Measuring customer satisfaction is crucial for any business who wishes to retain loyal customers that equate to higher customer lifetime value.

Of course, a customer’s lifetime value cannot be measured solely by the number of their future purchases for there is the intangible measurement of “brand ambassadorship” too, which can provide a limitless stream of future lifetime loyal customers.

A happy customer is a loyal customer, and a loyal customer becomes a brand ambassador – a veritable one-person sales team that provides free third-party reviews, testimonials, and referrals for life as long as they remain satisfied with the brand, its products, and its service.  

Add to this the fact that it is always more costly to acquire a new customer than retain an old one and figuring out how to measure customer satisfaction becomes even more vital for a business.

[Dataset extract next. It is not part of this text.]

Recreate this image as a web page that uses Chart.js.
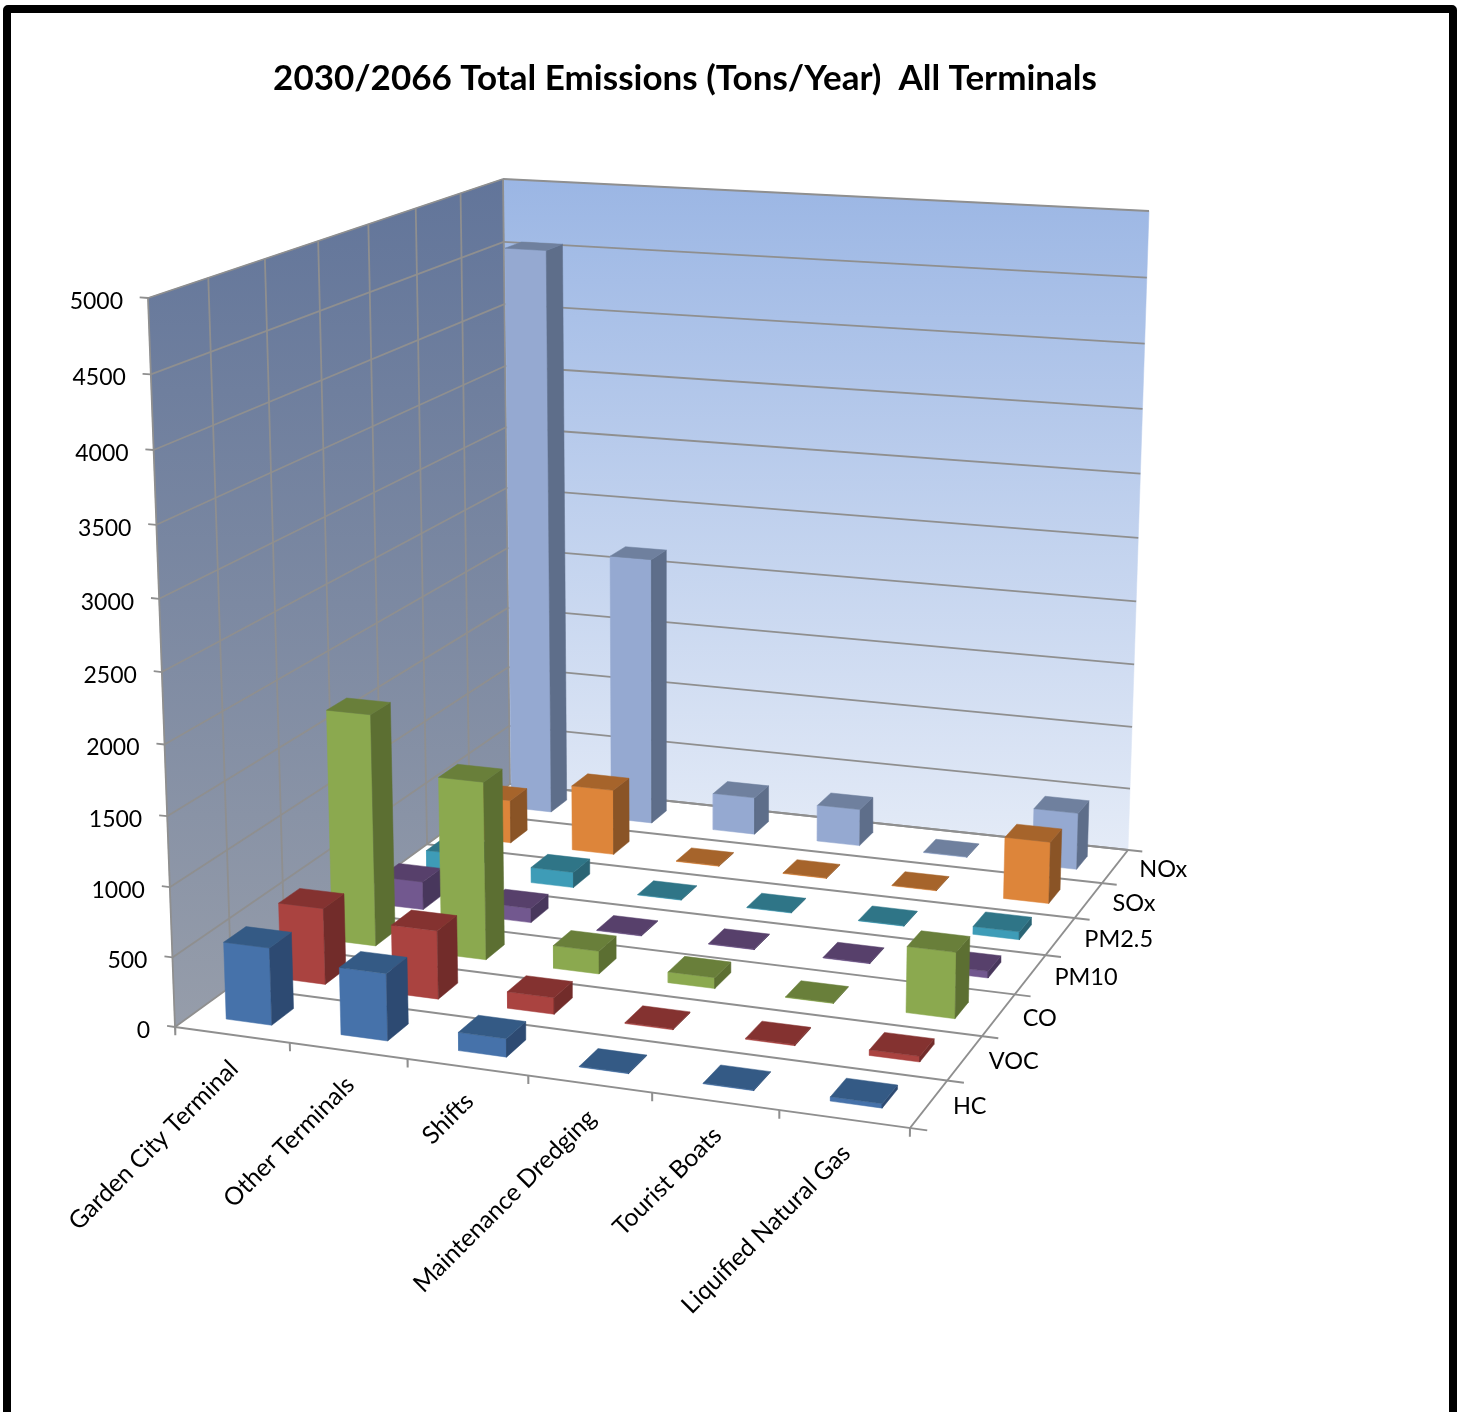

Measuring customer satisfaction can save on acquisition costs not only in the future but also in the here and now by reducing the need to continue to “fill up” on new customers to replenish a constant “exodus” of unsatisfied ones.

Metrics Tell The Truth About Customer Satisfaction

While a business may already recognize these facts, the problem lies in measuring customer satisfaction.

Even a customer who has purchased a product from a company and has never lodged a complaint against the product or service may not necessarily be a satisfied customer.

Even if they never say one bad word to anyone about the brand, its products, or its services, if they are not happy with how they have been treated or not treated, for that matter, it is highly unlikely that that particular customer will ever purchase again or suggest that brand among their sphere of influence.

While measuring customer satisfaction is not as simple as measuring sales and revenue, there are metrics that can help a business uncover even those “silent” customers who may not complain but are not happy with a service or purchased product.

Knowing which data (i.e., metrics) to use in the case of customer satisfaction is the only way to uncover the “truth” about how customers really feel.